Anthropologists often explain cultural practices in terms of their ability to manage risk, but risk management may simply be an epiphenomenon or side effect of cultural practices rather than an adaptive strategy. Can we describe livestock transfers as risk management when it is not the only or primary goal of the pastoralists engaged in themit even when the effect may be risk reduction? The theory of livestock transfers as risk management makes a number of implicit assumptions about individuals’ decision-making. Management implies foresight, active, conscious decisions and actions on the part of the individual. In other words, it suggests that individual pastoralists are motivated by concerns of risk management when they engage in these transfers.
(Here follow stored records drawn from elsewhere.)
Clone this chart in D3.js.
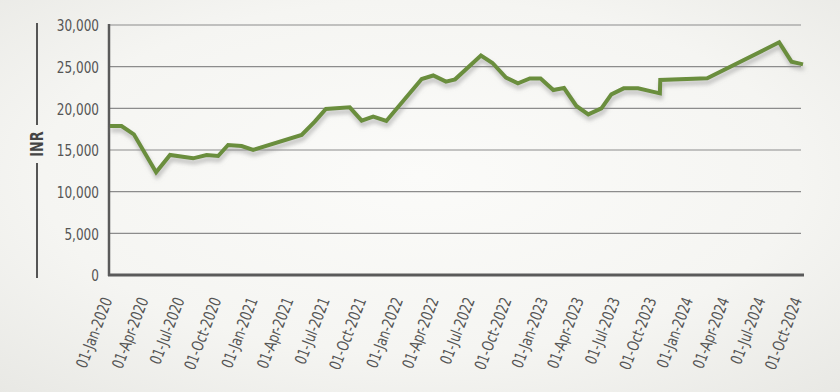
<!DOCTYPE html>
<html>
<head>
<meta charset="utf-8">
<script src="https://cdn.jsdelivr.net/npm/d3@7"></script>
<style>
  html, body { margin: 0; padding: 0; }
  body { width: 840px; height: 392px; overflow: hidden; }
  svg { display: block; }
</style>
</head>
<body>
<svg id="chart" width="840" height="392"></svg>
<script>
// ---- data ----
const dates = [
  "2020-01-01","2020-01-30","2020-03-01","2020-04-26","2020-05-31","2020-07-28",
  "2020-08-31","2020-09-29","2020-10-24","2020-11-27","2020-12-26","2021-04-27",
  "2021-05-30","2021-06-27","2021-08-26","2021-09-25","2021-10-24","2021-11-26",
  "2022-02-23","2022-03-24","2022-04-25","2022-05-18","2022-07-22","2022-08-20",
  "2022-09-23","2022-10-23","2022-11-22","2022-12-19","2023-01-20","2023-02-16",
  "2023-03-19","2023-04-18","2023-05-21","2023-06-15","2023-07-16","2023-08-21",
  "2023-10-15","2023-10-16","2024-02-11","2024-08-10","2024-09-10","2024-10-09"
];
const values = [
  17880,17880,16880,12320,14400,14000,
  14400,14280,15600,15480,15000,16800,
  18400,19920,20120,18520,19000,18480,
  23520,23940,23200,23480,26340,25440,
  23700,23000,23580,23580,22200,22440,
  20280,19280,20000,21680,22400,22400,
  21800,23400,23600,27920,25600,25280
];
const yTicks = [0, 5000, 10000, 15000, 20000, 25000, 30000];
const xTickLabels = [
  "01-Jan-2020","01-Apr-2020","01-Jul-2020","01-Oct-2020",
  "01-Jan-2021","01-Apr-2021","01-Jul-2021","01-Oct-2021",
  "01-Jan-2022","01-Apr-2022","01-Jul-2022","01-Oct-2022",
  "01-Jan-2023","01-Apr-2023","01-Jul-2023","01-Oct-2023",
  "01-Jan-2024","01-Apr-2024","01-Jul-2024","01-Oct-2024"
];
const yTitle = "INR";

(function () {
// ---- setup ----
const parseISO = d3.timeParse("%Y-%m-%d");
const parseTick = d3.timeParse("%d-%b-%Y");
const data = dates.map((d, i) => ({ date: parseISO(d), value: values[i] }));
const tickDates = xTickLabels.map(parseTick);

const svg = d3.select("#chart");
const W = 840, H = 392;
const mLeft = 110, mRight = 803, mTop = 25, mBottom = 275;
const fontFam = "'DejaVu Sans Condensed','DejaVu Sans',sans-serif";
const squeeze = 0.84;

const defs = svg.append("defs");
const bg = defs.append("radialGradient").attr("id", "bg")
  .attr("cx", "50%").attr("cy", "45%").attr("r", "75%");
bg.append("stop").attr("offset", "0%").attr("stop-color", "#fbfbf9");
bg.append("stop").attr("offset", "60%").attr("stop-color", "#f5f5f2");
bg.append("stop").attr("offset", "100%").attr("stop-color", "#e8e8e4");

const shadow = defs.append("filter").attr("id", "shadow")
  .attr("x", "-5%").attr("y", "-20%").attr("width", "110%").attr("height", "140%");
shadow.append("feDropShadow").attr("dx", 1).attr("dy", 4)
  .attr("stdDeviation", 2).attr("flood-color", "#888").attr("flood-opacity", 0.55);

svg.append("rect").attr("width", W).attr("height", H).attr("fill", "url(#bg)");

const x = d3.scaleTime()
  .domain([parseISO("2020-01-01"), parseISO("2024-10-09")])
  .range([mLeft, mRight]);
const y = d3.scaleLinear().domain([0, 30000]).range([mBottom, mTop]);

// gridlines
svg.append("g")
  .selectAll("line").data(yTicks.filter(v => v > 0)).join("line")
  .attr("x1", mLeft).attr("x2", mRight - 2)
  .attr("y1", d => y(d)).attr("y2", d => y(d))
  .attr("stroke", "#8c8c8c").attr("stroke-width", 1.2);

// y axis
const yAxis = d3.axisLeft(y).tickValues(yTicks)
  .tickFormat(d3.format(",")).tickSize(0).tickPadding(10);
const gy = svg.append("g").attr("transform", `translate(${mLeft - 1},0)`).call(yAxis);
gy.select(".domain").remove();
gy.selectAll("text")
  .attr("font-family", fontFam).attr("font-size", 16).attr("fill", "#555")
  .attr("x", 0).attr("dy", "0.36em")
  .attr("transform", `translate(-10,0) scale(${squeeze},1)`);
svg.append("line").attr("x1", mLeft - 1).attr("x2", mLeft - 1)
  .attr("y1", mTop - 1).attr("y2", mBottom + 1)
  .attr("stroke", "#5a5a5a").attr("stroke-width", 2.5);

// x axis
const xAxis = d3.axisBottom(x).tickValues(tickDates)
  .tickFormat(d3.timeFormat("%d-%b-%Y")).tickSize(0);
const gx = svg.append("g").attr("transform", `translate(0,${mBottom})`).call(xAxis);
gx.select(".domain").remove();
gx.selectAll("text")
  .attr("font-family", fontFam).attr("font-size", 16).attr("fill", "#555")
  .attr("text-anchor", "end")
  .attr("x", 0).attr("y", 0).attr("dy", 0)
  .attr("transform", `translate(2,25) rotate(-69) scale(${squeeze},1)`);
svg.append("line").attr("x1", mLeft - 2).attr("x2", mRight + 1)
  .attr("y1", mBottom).attr("y2", mBottom)
  .attr("stroke", "#5a5a5a").attr("stroke-width", 3);

// y title with bracket line
const tx = 37, tyMid = 144;
svg.append("line").attr("x1", tx).attr("x2", tx).attr("y1", mTop - 2).attr("y2", 125)
  .attr("stroke", "#555").attr("stroke-width", 2);
svg.append("line").attr("x1", tx).attr("x2", tx).attr("y1", 163).attr("y2", mBottom + 3)
  .attr("stroke", "#555").attr("stroke-width", 2);
svg.append("text")
  .attr("transform", `translate(${tx + 6},${tyMid}) rotate(-90) scale(${squeeze},1)`)
  .attr("text-anchor", "middle")
  .attr("font-family", fontFam).attr("font-weight", "bold")
  .attr("font-size", 17).attr("fill", "#444")
  .text(yTitle);

// line
const line = d3.line().x(d => x(d.date)).y(d => y(d.value));
svg.append("path").datum(data)
  .attr("d", line)
  .attr("fill", "none")
  .attr("stroke", "#6b8e3d")
  .attr("stroke-width", 4)
  .attr("stroke-linejoin", "miter")
  .attr("filter", "url(#shadow)");
})();
</script>
</body>
</html>
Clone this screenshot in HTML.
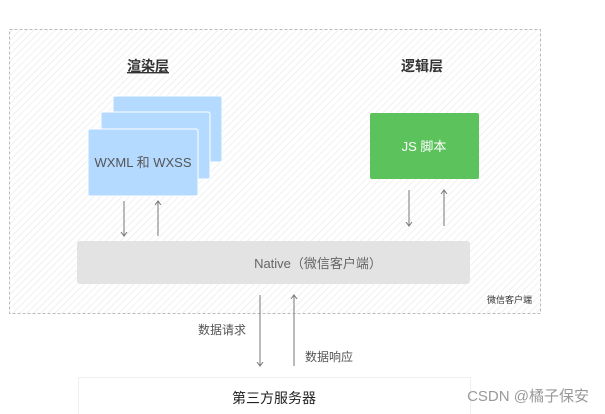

However, FulBe pastoralists engage in livestock reasons for a number of reasons, including social support, herd maximization, and risk management. Moreover, the findings suggest that the transfers may only be adaptive for wealthier but not poorer households.

Conclusion

Recent publications introduce livestock transfers as total social facts (e.g., Aktipis et al. 2011; Bollig 1998; Johnson 1999; McPeak 2006). However, somehow this gets lost in the studies, which have found that transfers do not function as effective risk-management strategies in the long-term for poorer households. Anthropological understandings of livestock transfers have been hampered by the narrow theoretical focus on the utilitarian function of risk management and the methodological focus on material transfers, rather than a holistic approach of individuals’ social relations within cultural communities. It is no surprise that the studies found that the role of livestock transfers in risk management is limited, because the transfers were never primarily or solely about managing risks, they were about people making strategic choices about their human career within their cultural community.